*DATA SHOWN*
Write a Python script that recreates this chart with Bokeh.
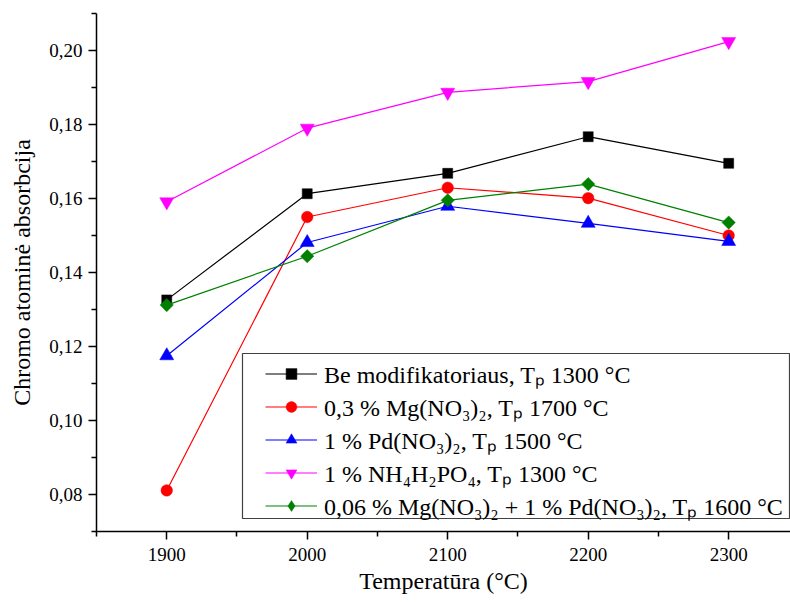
from bokeh.plotting import figure
from bokeh.models import (FixedTicker, CustomJSTickFormatter, Legend, LegendItem,
                          BoxAnnotation, Range1d)
from bokeh.embed import file_html
from bokeh.resources import INLINE
import numpy as np

# ---- data ----
temperature = [1900, 2000, 2100, 2200, 2300]
be_modifikatoriaus = [0.1326, 0.1613, 0.1668, 0.1767, 0.1695]
mg_03 = [0.0811, 0.1550, 0.1629, 0.1601, 0.1500]
pd_1 = [0.1175, 0.1481, 0.1579, 0.1533, 0.1484]
nh4h2po4 = [0.1591, 0.1790, 0.1887, 0.1916, 0.2024]
mg_pd = [0.1312, 0.1444, 0.1595, 0.1639, 0.1535]

labels = [
    "Be modifikatoriaus, T\u209a 1300 \u00b0C",
    "0,3 % Mg(NO\u2083)\u2082, T\u209a 1700 \u00b0C",
    "1 % Pd(NO\u2083)\u2082, T\u209a 1500 \u00b0C",
    "1 % NH\u2084H\u2082PO\u2084, T\u209a 1300 \u00b0C",
    "0,06 % Mg(NO\u2083)\u2082 + 1 % Pd(NO\u2083)\u2082, T\u209a 1600 \u00b0C",
]

x_ticks = [1900, 2000, 2100, 2200, 2300]
x_minor_ticks = [1850, 1950, 2050, 2150, 2250, 2350]
y_ticks = [0.08, 0.10, 0.12, 0.14, 0.16, 0.18, 0.20]
y_minor_ticks = [0.07, 0.09, 0.11, 0.13, 0.15, 0.17, 0.19, 0.21]

x_label = "Temperat\u016bra (\u00b0C)"
y_label = "Chromo atomin\u0117 absorbcija"

FONT = "Liberation Serif"

p = figure(width=790, height=603,
           x_range=Range1d(1850, 2344), y_range=Range1d(0.07, 0.21),
           output_backend="svg", toolbar_location=None,
           min_border_left=96, min_border_right=0,
           min_border_top=13, min_border_bottom=72)
p.outline_line_color = None
p.grid.visible = False
p.background_fill_color = "white"
p.border_fill_color = "white"

# axes
p.xaxis.ticker = FixedTicker(ticks=x_ticks, minor_ticks=x_minor_ticks)
p.yaxis.ticker = FixedTicker(ticks=y_ticks, minor_ticks=y_minor_ticks)
p.yaxis.formatter = CustomJSTickFormatter(code="return tick.toFixed(2).replace('.', ',');")

for ax in (p.xaxis[0], p.yaxis[0]):
    ax.axis_line_color = "black"
    ax.axis_line_width = 1.5
    ax.major_tick_line_color = "black"
    ax.major_tick_line_width = 1.5
    ax.minor_tick_line_color = "black"
    ax.minor_tick_line_width = 1.5
    ax.major_tick_in = 0
    ax.major_tick_out = 8
    ax.minor_tick_in = 0
    ax.minor_tick_out = 5
    ax.major_label_text_font = FONT
    ax.major_label_text_font_size = "19px"
    ax.major_label_text_color = "black"
    ax.axis_label_text_font = FONT
    ax.axis_label_text_font_size = "24px"
    ax.axis_label_text_font_style = "normal"
    ax.axis_label_text_color = "black"

p.xaxis.axis_label = x_label
p.yaxis.axis_label = y_label
p.xaxis.major_label_standoff = 8
p.yaxis.major_label_standoff = 6
p.xaxis.axis_label_standoff = 4
p.yaxis.axis_label_standoff = 11

# series: values, colour, marker in plot, size, angle, marker shown in legend
series = [
    (be_modifikatoriaus, "black", "square", 10, 0.0, None),
    (mg_03, "#ff0000", "circle", 11.5, 0.0, None),
    (pd_1, "#0000ff", "triangle", 14, 0.0, None),
    (nh4h2po4, "#ff00ff", "inverted_triangle", 14, 0.0, None),
    (mg_pd, "#008000", "square", 9.4, np.pi / 4, "diamond"),
]

items = []
for (vals, color, marker, size, angle, leg_marker), lab in zip(series, labels):
    lr = p.line(temperature, vals, line_color=color, line_width=1.2)
    sr = p.scatter(temperature, vals, marker=marker, size=size, angle=angle,
                   fill_color=color, line_color=color, line_width=0.5)
    if leg_marker is None:
        rends = [lr, sr]
    else:
        # legend-only marker (the legend cannot rotate markers): hidden in the plot
        lm = p.scatter(temperature, vals, marker=leg_marker, size=size,
                       fill_color=color, line_color=color, line_width=0.5,
                       visible=False)
        rends = [lr, lm]
    items.append(LegendItem(label=lab, renderers=rends))

# legend frame
box = BoxAnnotation(left=146, right=693, bottom=13, top=178,
                    left_units="screen", right_units="screen",
                    bottom_units="screen", top_units="screen",
                    fill_color="white", fill_alpha=1.0,
                    line_color="#404040", line_width=1.2, line_alpha=1.0)
p.add_layout(box)

legend = Legend(items=items, location=(169, 9), margin=0, padding=0,
                spacing=0, label_height=30, glyph_width=52, glyph_height=27,
                label_standoff=7, border_line_color=None,
                background_fill_alpha=0.0, inactive_fill_alpha=0.0,
                label_text_font=FONT, label_text_font_size="24px",
                label_text_color="black")
p.add_layout(legend, "center")

open("out.html", "w").write(file_html(p, INLINE))
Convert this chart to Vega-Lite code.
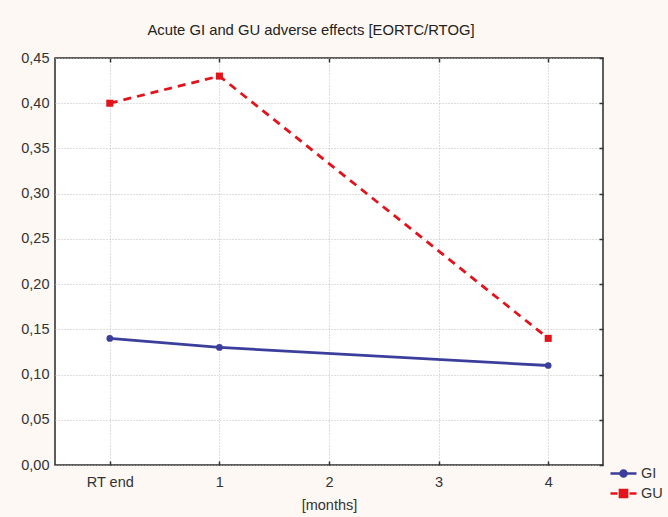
{
  "$schema": "https://vega.github.io/schema/vega-lite/v6.json",
  "autosize": {"type": "none"},
  "padding": {"left": 55, "top": 58, "right": 65, "bottom": 52},
  "width": 548,
  "height": 407,
  "background": "#fdf8f3",
  "title": {
    "text": "Acute GI and GU adverse effects [EORTC/RTOG]",
    "anchor": "middle",
    "dx": -18,
    "offset": 0,
    "baseline": "alphabetic",
    "font": "Liberation Sans",
    "fontSize": 14.8,
    "fontWeight": "normal",
    "color": "#222"
  },
  "data": {
    "values": [
      {"month": 0, "value": 0.14, "series": "GI"},
      {"month": 1, "value": 0.13, "series": "GI"},
      {"month": 4, "value": 0.11, "series": "GI"},
      {"month": 0, "value": 0.40, "series": "GU"},
      {"month": 1, "value": 0.43, "series": "GU"},
      {"month": 4, "value": 0.14, "series": "GU"}
    ]
  },
  "encoding": {
    "x": {
      "field": "month", "type": "quantitative",
      "scale": {"domain": [-0.5, 4.5], "nice": false, "zero": false},
      "axis": null
    },
    "y": {
      "field": "value", "type": "quantitative",
      "scale": {"domain": [0, 0.45], "nice": false},
      "axis": null
    }
  },
  "layer": [
    {
      "transform": [{"filter": "datum.series === 'GI'"}],
      "mark": {"type": "line", "strokeWidth": 2.8},
      "encoding": {
        "x": {
          "field": "month", "type": "quantitative",
          "scale": {"domain": [-0.5, 4.5], "nice": false, "zero": false},
          "axis": {
            "orient": "bottom",
            "values": [0, 1, 2, 3, 4],
            "title": "[months]",
            "labelExpr": "datum.value == 0 ? 'RT end' : datum.label",
            "ticks": true, "tickSize": -4, "tickColor": "#333", "tickWidth": 1.5,
            "labelPadding": 14,
            "titlePadding": 10
          }
        },
        "y": {
          "field": "value", "type": "quantitative",
          "scale": {"domain": [0, 0.45], "nice": false},
          "axis": {
            "orient": "left",
            "values": [0, 0.05, 0.1, 0.15, 0.2, 0.25, 0.3, 0.35, 0.4, 0.45],
            "title": null,
            "labelExpr": "replace(format(datum.value, '.2f'), '.', ',')",
            "ticks": false,
            "labelPadding": 6
          }
        },
        "color": {
          "field": "series", "type": "nominal",
          "scale": {"domain": ["GI", "GU"], "range": ["#3b3e9b", "#e3131b"]},
          "legend": {
            "title": null,
            "orient": "none",
            "legendX": 557,
            "legendY": 404,
            "padding": 0,
            "rowPadding": 0,
            "symbolSize": 400,
            "symbolStrokeWidth": 2.5,
            "labelFont": "Liberation Sans",
            "labelFontSize": 14.5,
            "labelColor": "#333",
            "labelOffset": 6,
            "values": ["GI", "GU"],
            "encode": {
              "symbols": {
                "update": {
                  "shape": {"signal": "datum.value === 'GI' ? 'M-1.3,0H1.3M-0.3,0A0.3,0.3,0,1,0,0.3,0A0.3,0.3,0,1,0,-0.3,0Z' : 'M-1.3,0H-0.6M0.6,0H1.3M-0.36,-0.36H0.36V0.36H-0.36Z'"},
                  "fill": {"signal": "datum.value === 'GI' ? '#3b3e9b' : '#e3131b'"},
                  "stroke": {"signal": "datum.value === 'GI' ? '#3b3e9b' : '#e3131b'"},
                  "size": {"value": 400},
                  "strokeWidth": {"value": 2.5}
                }
              }
            }
          }
        }
      }
    },
    {
      "transform": [{"filter": "datum.series === 'GU'"}],
      "mark": {"type": "line", "strokeWidth": 2.8, "strokeDash": [8, 6], "color": "#e3131b"},
      "encoding": {}
    },
    {
      "transform": [{"filter": "datum.series === 'GI'"}],
      "mark": {"type": "point", "filled": true, "opacity": 1, "shape": "circle", "size": 45, "color": "#3b3e9b"},
      "encoding": {}
    },
    {
      "transform": [{"filter": "datum.series === 'GU'"}],
      "mark": {"type": "point", "filled": true, "opacity": 1, "shape": "square", "size": 50, "color": "#e3131b"},
      "encoding": {
        "x": {
          "field": "month", "type": "quantitative",
          "scale": {"domain": [-0.5, 4.5], "nice": false, "zero": false},
          "axis": {"orient": "top", "values": [0, 1, 2, 3, 4], "labels": false, "grid": false, "domain": false, "title": null, "ticks": true, "tickSize": -4, "tickColor": "#333", "tickWidth": 1.5}
        },
        "y": {
          "field": "value", "type": "quantitative",
          "scale": {"domain": [0, 0.45], "nice": false},
          "axis": {"orient": "right", "values": [0, 0.05, 0.1, 0.15, 0.2, 0.25, 0.3, 0.35, 0.4, 0.45], "labels": false, "grid": false, "domain": false, "title": null, "ticks": true, "tickSize": -4, "tickColor": "#333", "tickWidth": 1.5}
        }
      }
    }
  ],
  "resolve": {"axis": {"x": "independent", "y": "independent"}},
  "config": {
    "view": {"fill": "white", "stroke": "#2a2a2a", "strokeWidth": 1.5},
    "axis": {
      "labelFont": "Liberation Sans",
      "labelFontSize": 14.5,
      "labelColor": "#333",
      "titleFont": "Liberation Sans",
      "titleFontSize": 14.5,
      "titleFontWeight": "normal",
      "titleColor": "#333",
      "domain": false,
      "grid": true,
      "gridColor": "#bdbdbd",
      "gridDash": [1, 2],
      "gridWidth": 1
    }
  }
}
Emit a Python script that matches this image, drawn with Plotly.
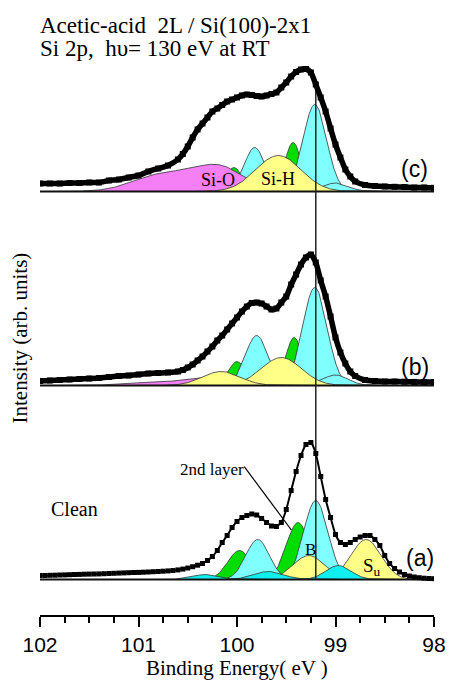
import numpy as np
import plotly.graph_objects as go

# ---------------- data ----------------
# Binding energy grid (eV) for spectra (c) and (b)
energy_bc = [102.0, 101.9, 101.8, 101.7, 101.6, 101.5, 101.4, 101.3, 101.2, 101.1,
             101.0, 100.9, 100.8, 100.7, 100.6, 100.55, 100.5, 100.45, 100.4, 100.35,
             100.3, 100.25, 100.2, 100.15, 100.1, 100.05, 100.0, 99.95, 99.9, 99.85,
             99.8, 99.75, 99.7, 99.65, 99.6, 99.55, 99.5, 99.45, 99.4, 99.35,
             99.3, 99.25, 99.2, 99.15, 99.1, 99.05, 99.0, 98.95, 98.9, 98.85,
             98.8, 98.7, 98.6, 98.5, 98.4, 98.3, 98.2, 98.1, 98.0]

# (c) acetic acid, take-off angle 60 deg
spec_c = [8, 8, 8, 8.5, 8.5, 9, 9, 11, 12, 14,
          16, 20, 23, 26, 32, 37.5, 45, 54, 62, 68,
          74, 80, 83, 86.5, 90, 92, 94, 96, 97, 96.5,
          95.5, 95, 96, 97.5, 99, 104, 109, 115, 119.5, 122,
          122.5, 119, 107, 94, 80, 63, 47, 34, 22, 15,
          10, 6.5, 5.5, 5, 4.7, 4.5, 4, 4, 3.7]

# (b) acetic acid, take-off angle 0 deg
spec_b = [4.5, 5, 5.5, 6, 6.5, 7, 7.5, 8.5, 9.5, 10,
          11, 12, 12.5, 13, 14, 15.5, 18, 21, 25, 29,
          34, 39, 45, 50, 56, 62, 68, 74, 79, 82.5,
          83, 82, 79, 76, 77, 83, 89, 101, 111, 121,
          128, 131, 123, 105, 89, 69, 48, 33, 22, 14,
          9.5, 5.5, 4.5, 4, 4, 3.8, 3.6, 3.5, 3.5]

# (a) clean surface, take-off angle 60 deg
energy_a = [102.0, 101.95, 101.9, 101.85, 101.8, 101.75, 101.7, 101.65, 101.6, 101.55,
            101.5, 101.45, 101.4, 101.35, 101.3, 101.25, 101.2, 101.15, 101.1, 101.05,
            101.0, 100.95, 100.9, 100.85, 100.8, 100.75, 100.7, 100.65, 100.6, 100.55,
            100.5, 100.45, 100.4, 100.35, 100.3, 100.25, 100.2, 100.15, 100.1, 100.05,
            100.0, 99.95, 99.9, 99.85, 99.8, 99.75, 99.7, 99.65, 99.6, 99.55,
            99.5, 99.45, 99.4, 99.35, 99.3, 99.25, 99.2, 99.15, 99.1, 99.05,
            99.0, 98.95, 98.9, 98.85, 98.8, 98.75, 98.7, 98.65, 98.6, 98.55,
            98.5, 98.45, 98.4, 98.35, 98.3, 98.25, 98.2, 98.15, 98.1, 98.05, 98.0]
spec_a = [4, 4, 4.2, 4.3, 4.5, 4.6, 4.8, 5, 5.1, 5.3,
          5.4, 5.5, 5.6, 5.8, 6, 6.2, 6.4, 6.6, 6.8, 7,
          7.1, 7.3, 7.5, 7.8, 8, 8.3, 8.6, 9, 9.6, 10.4,
          11.5, 12.8, 14.3, 16, 19, 23, 29, 37, 44, 52,
          58, 62, 64, 65.5, 64.5, 61, 57, 53.5, 53, 57,
          70, 89, 108, 124, 135, 137, 126, 103, 80, 62,
          45, 37, 35, 37, 40, 42.5, 44, 44, 40, 34,
          24, 16, 11, 7.5, 5, 3.5, 2.5, 1.8, 1.3, 1, 0.8]

# Fitted Gaussian components: (centre eV, height, FWHM eV)
c_green = [(100.03, 24, 0.2), (99.43, 49, 0.2)]
c_cyan = [(99.21, 87, 0.28), (99.82, 44, 0.25), (99.0, 8.5, 0.3)]
c_pink = [(100.18, 24, 0.6), (100.75, 17, 0.7)]          # Si-O (drawn as one band)
c_yellow = [(99.58, 36, 0.54)]                            # Si-H

b_green = [(100.0, 24, 0.2), (99.42, 48, 0.2)]
b_cyan = [(99.21, 98, 0.29), (99.8, 50, 0.27), (99.0, 10.5, 0.3)]
b_pink = [(100.15, 8, 0.5), (100.7, 4, 0.8)]
b_yellow = [(99.55, 28, 0.48), (100.16, 14, 0.45)]

a_green = [(99.975, 29, 0.28), (99.38, 57, 0.28)]        # 2nd layer
a_cyan = [(99.2, 79, 0.29), (99.79, 40, 0.28)]
a_yellow = [(99.27, 24, 0.38), (98.69, 40, 0.36)]        # B, Su
a_cyan2 = [(98.97, 14, 0.3), (99.68, 8, 0.36), (100.32, 5, 0.3)]

offsets = {"a": 0, "b": 194, "c": 388}
line_energy = 99.2

# ---------------- styling ----------------
SERIF = "Liberation Serif, Times New Roman, serif"
SANS = "Liberation Sans, Arial, sans-serif"
COL = {"green": "#00DD00", "cyan": "#80FFFF", "pink": "#F580F5",
       "yellow": "#FFFF88", "cyan2": "#10F0F0"}

fig = go.Figure()


def gauss(x, c, h, w):
    s = w / 2.3548
    return h * np.exp(-0.5 * ((x - c) / s) ** 2)


def add_band(peaks, off, color):
    lo = min(c - 2.2 * w for c, h, w in peaks)
    hi = max(c + 2.2 * w for c, h, w in peaks)
    lo, hi = max(lo, 98.0), min(hi, 102.0)
    xs = np.linspace(lo, hi, 300)
    ys = sum(gauss(xs, c, h, w) for c, h, w in peaks) + off
    fig.add_trace(go.Scatter(
        x=np.concatenate([[lo], xs, [hi]]), y=np.concatenate([[off], ys, [off]]),
        mode="lines", fill="toself", fillcolor=color,
        line=dict(color="#333333", width=0.8), hoverinfo="skip"))


def add_each(peaks, off, color):
    for p in peaks:
        add_band([p], off, color)


# (c)
oc = offsets["c"]
add_each(c_green, oc, COL["green"])
add_each(c_cyan, oc, COL["cyan"])
add_band(c_pink, oc, COL["pink"])
add_each(c_yellow, oc, COL["yellow"])
# (b)
ob = offsets["b"]
add_each(b_green, ob, COL["green"])
add_each(b_cyan, ob, COL["cyan"])
add_band(b_pink, ob, COL["pink"])
add_each(b_yellow, ob, COL["yellow"])
# (a)
oa = offsets["a"]
add_each(a_green, oa, COL["green"])
add_each(a_cyan, oa, COL["cyan"])
add_each(a_yellow, oa, COL["yellow"])
add_each(a_cyan2, oa, COL["cyan2"])

# baselines
for k in ["a", "b", "c"]:
    fig.add_trace(go.Scatter(x=[102, 98], y=[offsets[k], offsets[k]], mode="lines",
                             line=dict(color="#111111", width=2), hoverinfo="skip"))

# vertical reference line
fig.add_trace(go.Scatter(x=[line_energy, line_energy],
                         y=[offsets["a"], offsets["c"] + 109], mode="lines",
                         line=dict(color="#222222", width=1.5), hoverinfo="skip"))

# measured spectra
for spec, off in [(spec_c, oc), (spec_b, ob)]:
    fig.add_trace(go.Scatter(
        x=energy_bc, y=[v + off for v in spec], mode="lines+markers",
        line=dict(color="black", width=5.5, shape="spline", smoothing=0.6),
        marker=dict(symbol="square", size=6, color="black"), hoverinfo="skip"))
fig.add_trace(go.Scatter(
    x=energy_a, y=[v + oa for v in spec_a], mode="lines+markers",
    line=dict(color="black", width=2, shape="spline", smoothing=0.5),
    marker=dict(symbol="square", size=5, color="black"), hoverinfo="skip"))

# ---------------- annotations ----------------
ann = []


def txt(text, x, y, size=20, family=SERIF, xanchor="center", xref="x", yref="y", angle=0):
    ann.append(dict(text=text, x=x, y=y, xref=xref, yref=yref, showarrow=False,
                    xanchor=xanchor, yanchor="middle", textangle=angle,
                    font=dict(family=family, size=size, color="black")))


txt("Acetic-acid\u00a0\u00a02L / Si(100)-2x1", -0.005, 1.0085, size=23, xanchor="left",
    xref="paper", yref="paper")
txt("Si 2p,\u00a0\u00a0hυ= 130 eV at RT", -0.005, 0.968, size=23, xanchor="left",
    xref="paper", yref="paper")
txt("Intensity (arb. units)", -0.052, 0.4735, size=21, xref="paper", yref="paper", angle=-90)
txt("Binding Energy( eV )", 100.0, -0.0906, size=21, yref="paper")

txt("take-off angle 60<sup>o</sup>", 102.005, oc + 36, size=20, xanchor="left")
txt("(c)", 98.2, oc + 23, size=23, family=SANS)
txt("Si-O", 100.19, oc + 11.5, size=18)
txt("Si-H", 99.58, oc + 12.5, size=18)

txt("take-off angle 0<sup>o</sup>", 102.005, ob + 32.5, size=20, xanchor="left")
txt("(b)", 98.19, ob + 18.5, size=23, family=SANS)

txt("Clean", 101.648, oa + 70.5, size=20)
txt("take-off angle 60<sup>o</sup>", 102.025, oa + 38, size=20, xanchor="left")
txt("(a)", 98.145, oa + 21.5, size=23, family=SANS)
txt("2nd layer", 100.252, oa + 110.5, size=17)
txt("B", 99.252, oa + 30.5, size=17)
txt("S<sub>u</sub>", 98.63, oa + 13, size=19)

fig.update_layout(
    width=458, height=681, margin=dict(l=40, r=14, t=30, b=66),
    paper_bgcolor="white", plot_bgcolor="white", showlegend=False,
    annotations=ann,
    shapes=[dict(type="line", xref="x", yref="y", x0=99.926, y0=oa + 112.8,
                 x1=99.448, y1=oa + 49.5, line=dict(color="black", width=1.2))],
    xaxis=dict(range=[102, 98], tickmode="linear", tick0=98, dtick=1,
               ticks="outside", ticklen=10, tickwidth=1.5, tickcolor="black",
               showline=True, linecolor="black", linewidth=1.5,
               showgrid=False, zeroline=False,
               tickfont=dict(family=SANS, size=21, color="black"),
               minor=dict(tick0=98, dtick=0.25, ticks="outside", ticklen=6,
                          tickwidth=1.5, tickcolor="black", showgrid=False)),
    yaxis=dict(range=[-35.5, 549.5], visible=False),
)

# remove the browser's default page margin so the figure sits at (0, 0)
fig.write_html("out.html",
               config={"displayModeBar": False},
               post_script="document.body.style.margin='0';"
                           "document.documentElement.style.overflow='hidden';")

*PROBLEM STATEMENT*
Repeat exactly, and only, the lines from the one containing "Emit a Python" through the one containing "10, 6.5, 5.5, 5, 4.7, 4.5, 4, 4, 3.7]", both included, without the pictures.

*PROBLEM SOLUTION*
Emit a Python script that matches this image, drawn with Plotly.
import numpy as np
import plotly.graph_objects as go

# ---------------- data ----------------
# Binding energy grid (eV) for spectra (c) and (b)
energy_bc = [102.0, 101.9, 101.8, 101.7, 101.6, 101.5, 101.4, 101.3, 101.2, 101.1,
             101.0, 100.9, 100.8, 100.7, 100.6, 100.55, 100.5, 100.45, 100.4, 100.35,
             100.3, 100.25, 100.2, 100.15, 100.1, 100.05, 100.0, 99.95, 99.9, 99.85,
             99.8, 99.75, 99.7, 99.65, 99.6, 99.55, 99.5, 99.45, 99.4, 99.35,
             99.3, 99.25, 99.2, 99.15, 99.1, 99.05, 99.0, 98.95, 98.9, 98.85,
             98.8, 98.7, 98.6, 98.5, 98.4, 98.3, 98.2, 98.1, 98.0]

# (c) acetic acid, take-off angle 60 deg
spec_c = [8, 8, 8, 8.5, 8.5, 9, 9, 11, 12, 14,
          16, 20, 23, 26, 32, 37.5, 45, 54, 62, 68,
          74, 80, 83, 86.5, 90, 92, 94, 96, 97, 96.5,
          95.5, 95, 96, 97.5, 99, 104, 109, 115, 119.5, 122,
          122.5, 119, 107, 94, 80, 63, 47, 34, 22, 15,
          10, 6.5, 5.5, 5, 4.7, 4.5, 4, 4, 3.7]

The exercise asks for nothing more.